I know. I know! I've only had the darn thing a few days and have only taken it out packed for two days, so how can I make such a claim with so little time with it? Well, because it's a great bag! Seriously, though, if you're a photographer with a bag problem like me, you can tell pretty quickly if a bag is going work, to really fit 'most' of your needs (no bag can meet 'all' of one's needs) or is just going to be okay. Don't you agree?

So, what about this bag? Well, as I wrote in my last post, the craftsmanship in the construction of the Cooper Slim is only rivaled by the quality of the materials used to put it together. And, did I mention that it is very stylish and, well, just looks cool? No? Well it is and it does!

As with most camera bags, the Cooper Slim comes with a generous set of dividers. There are three types: one traditional with two 'hinged' end flaps each with a hook and loop strip and another type that has just one 'hinged' end flap so it is like a lift up top when secured on the insert in a compartment. The third type is the length of the height of the insert to be used to create compartments. The interior walls of the insert as well as the tall insert dividers are all made of a material to which the hook and loop on the smaller dividers will stick. (See images in gallery at end of this post.) All of these pieces make the insert “cavity” extremely configurable! As I showed through a sketched “side view” of my insert in my last post, the various dividers let you create levels within a compartment. This may be ho-hum to some of you and it’s probably not a “new” thing, but I have never had a bag that allowed for this. As a result, I can store lesser used things at the bottom of compartments, use a divider as a “ceiling” over it, and comfortably put a camera or lens on that divider.

E-M5 II with 12-40 accessed through top opening.

I show in the video I did on this bag that I am able to get the following items in my Cooper Slim 13 insert easily: E-M1 with the Panasonic 35-100mm lens, E-M5 II with the Panasonic 12-32mm lens, the Olympus Tough TG-Tracker, my Rokinon 7.5mm and Olympus 12-40mm lenses, the E-M5 II pop-on flash in its case, my Nissin i40 flash, and a wallet-type holder with lens filters. I put my iPad mini 3 in the front pocket under the flap and have extra batteries for both cameras, the battery charger, a battery tester, and a case of four AA batteries stored in an old Case Logic hard drive case and that is in one of the expandable front pocket. My 13” Apple MacBook Pro (new model without touch pad) fits in the large pocket on the back of the bag. That’s a fair amount of equipment and it fits without need to stuff. And the bag is not very heavy.
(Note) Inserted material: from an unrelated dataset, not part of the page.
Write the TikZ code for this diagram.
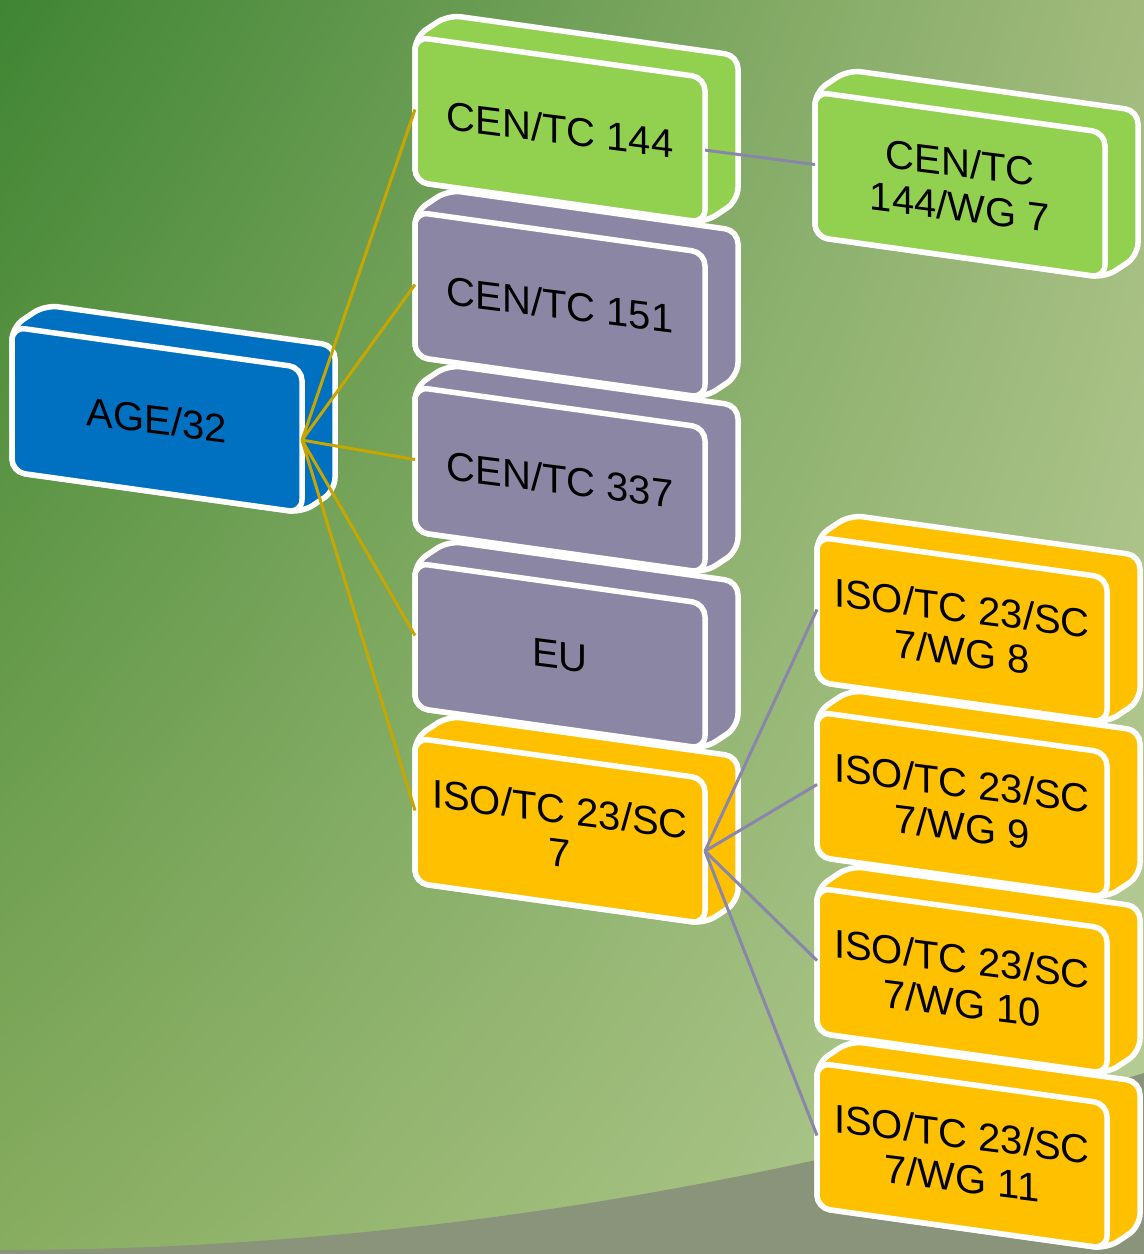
\documentclass[tikz,border=0pt]{standalone}
\usepackage{fontspec}
\setmainfont{Liberation Sans}
\usetikzlibrary{calc,shadings}
\pgfdeclarelayer{bglayer}
\pgfsetlayers{bglayer,main}

\definecolor{ageblue}{HTML}{0070C0}
\definecolor{cengreen}{HTML}{92D050}
\definecolor{purplegray}{HTML}{8B86A4}
\definecolor{isoorange}{HTML}{FFC000}
\definecolor{goldline}{HTML}{C8A600}
\definecolor{violetline}{HTML}{8A85AA}
\definecolor{bgul}{HTML}{3F8533}
\definecolor{bgur}{HTML}{A2BB7D}
\definecolor{bgll}{HTML}{88AD60}
\definecolor{bglr}{HTML}{B8CE98}
\definecolor{bggray}{HTML}{8A947A}

\tikzset{
  boxline/.style={draw=white, line width=5.5pt, rounded corners=13pt, line join=round},
  boxtext/.style={font=\fontsize{40}{44}\selectfont, align=center, text=black, yslant=-0.125, inner sep=0pt},
  goldconn/.style={draw=goldline, line width=3pt},
  violetconn/.style={draw=violetline, line width=3pt},
}

% name, x, y (top-left of front face), colour, text
\newcommand\tdbox[5]{%
  \path (#2,#3) coordinate (#1-tl) ++(290,40.6) coordinate (#1-tr)
        ++(0,145) coordinate (#1-br) ++(-290,-40.6) coordinate (#1-bl);
  \filldraw[boxline, fill=#4] (#1-tl) -- ($(#1-tl)+(33,-22)$) -- ($(#1-tr)+(33,-22)$)
     -- ($(#1-br)+(33,-22)$) -- (#1-br) -- (#1-bl) -- cycle;
  \filldraw[boxline, fill=#4] (#1-tl) -- (#1-tr) -- (#1-br) -- (#1-bl) -- cycle;
  \coordinate (#1-l) at ($(#1-tl)!0.5!(#1-bl)$);
  \coordinate (#1-r) at ($(#1-tr)!0.5!(#1-br)$);
  \node[boxtext] (#1) at ($(#1-tl)!0.5!(#1-br)$) {#5};
}

\begin{document}
\begin{tikzpicture}[x=1pt,y=-1pt]
\useasboundingbox (0,0) rectangle (1144,1254);
\begin{pgfonlayer}{bglayer}
  \shade[upper left=bgul, upper right=bgur, lower left=bgll, lower right=bglr]
    (0,0) rectangle (1144,1254);
  \fill[bggray] (0,1254) -- (0,1250) .. controls (381,1250) and (763,1191) .. (1144,1073)
    -- (1144,1254) -- cycle;
\end{pgfonlayer}

% left node
\tdbox{age}{12}{327}{ageblue}{AGE/32}

% middle column (bottom to top)
\tdbox{iso}{415}{738}{isoorange}{ISO/TC 23/SC\\7}
\tdbox{eu}{415}{563}{purplegray}{EU}
\tdbox{c337}{415}{387}{purplegray}{CEN/TC 337}
\tdbox{c151}{415}{212}{purplegray}{CEN/TC 151}
\tdbox{c144}{415}{37}{cengreen}{CEN/TC 144}

% right column (bottom to top)
\tdbox{wg11}{817}{1063}{isoorange}{ISO/TC 23/SC\\7/WG 11}
\tdbox{wg10}{817}{888}{isoorange}{ISO/TC 23/SC\\7/WG 10}
\tdbox{wg9}{817}{712}{isoorange}{ISO/TC 23/SC\\7/WG 9}
\tdbox{wg8}{817}{537}{isoorange}{ISO/TC 23/SC\\7/WG 8}
\tdbox{wg7}{815}{92}{cengreen}{CEN/TC\\144/WG 7}

% connectors (over the side faces, as in the reference)
\draw[goldconn] (age-r) -- (c144-l);
\draw[goldconn] (age-r) -- (c151-l);
\draw[goldconn] (age-r) -- (c337-l);
\draw[goldconn] (age-r) -- (eu-l);
\draw[goldconn] (age-r) -- (iso-l);
\draw[violetconn] (c144-r) -- (wg7-l);
\draw[violetconn] (iso-r) -- (wg8-l);
\draw[violetconn] (iso-r) -- (wg9-l);
\draw[violetconn] (iso-r) -- (wg10-l);
\draw[violetconn] (iso-r) -- (wg11-l);
\end{tikzpicture}
\end{document}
Showing how 12-40mm lens mounted on my E-M5 II rests nicely on soft divider that is on top of the TG Tracker and 12-32mm lens. Note red Case Logic bag in front expandable pocket.

I took the bag out yesterday for a shoot and wanted to use the 12-40mm on the E-M5 II, so I removed the small 12-32mm and attached the 12-40. When I was finished, I started to switch the lenses, but realized that I could store the 12-32mm on top the TG Tracker and fold town the top flap from one of the vertical compartment dividers onto it and my E-M5 II with the 12-40mm fit perfectly back into its compartment with the lens resting on the divider that was covering the 12-32mm! Brilliant! And, I expect, the more I use the bag in different situations, the more I will find other ways to configure it. It so happens on an upcoming trip I do want to take both cameras since I expect to do some video recording for my YouTube series, but that won’t always be the case.

For now, I’m resigned to the fact that I will need to take a second bag on trips where I need some other equipment. However, now both bags will be relatively small and neither will be bulky and over-stuffed! The second bag will be my trusty Lowepro Streamline 250 that I’ve used on previous trips as my day bag. It now, however, becomes my “extra stuff” bag.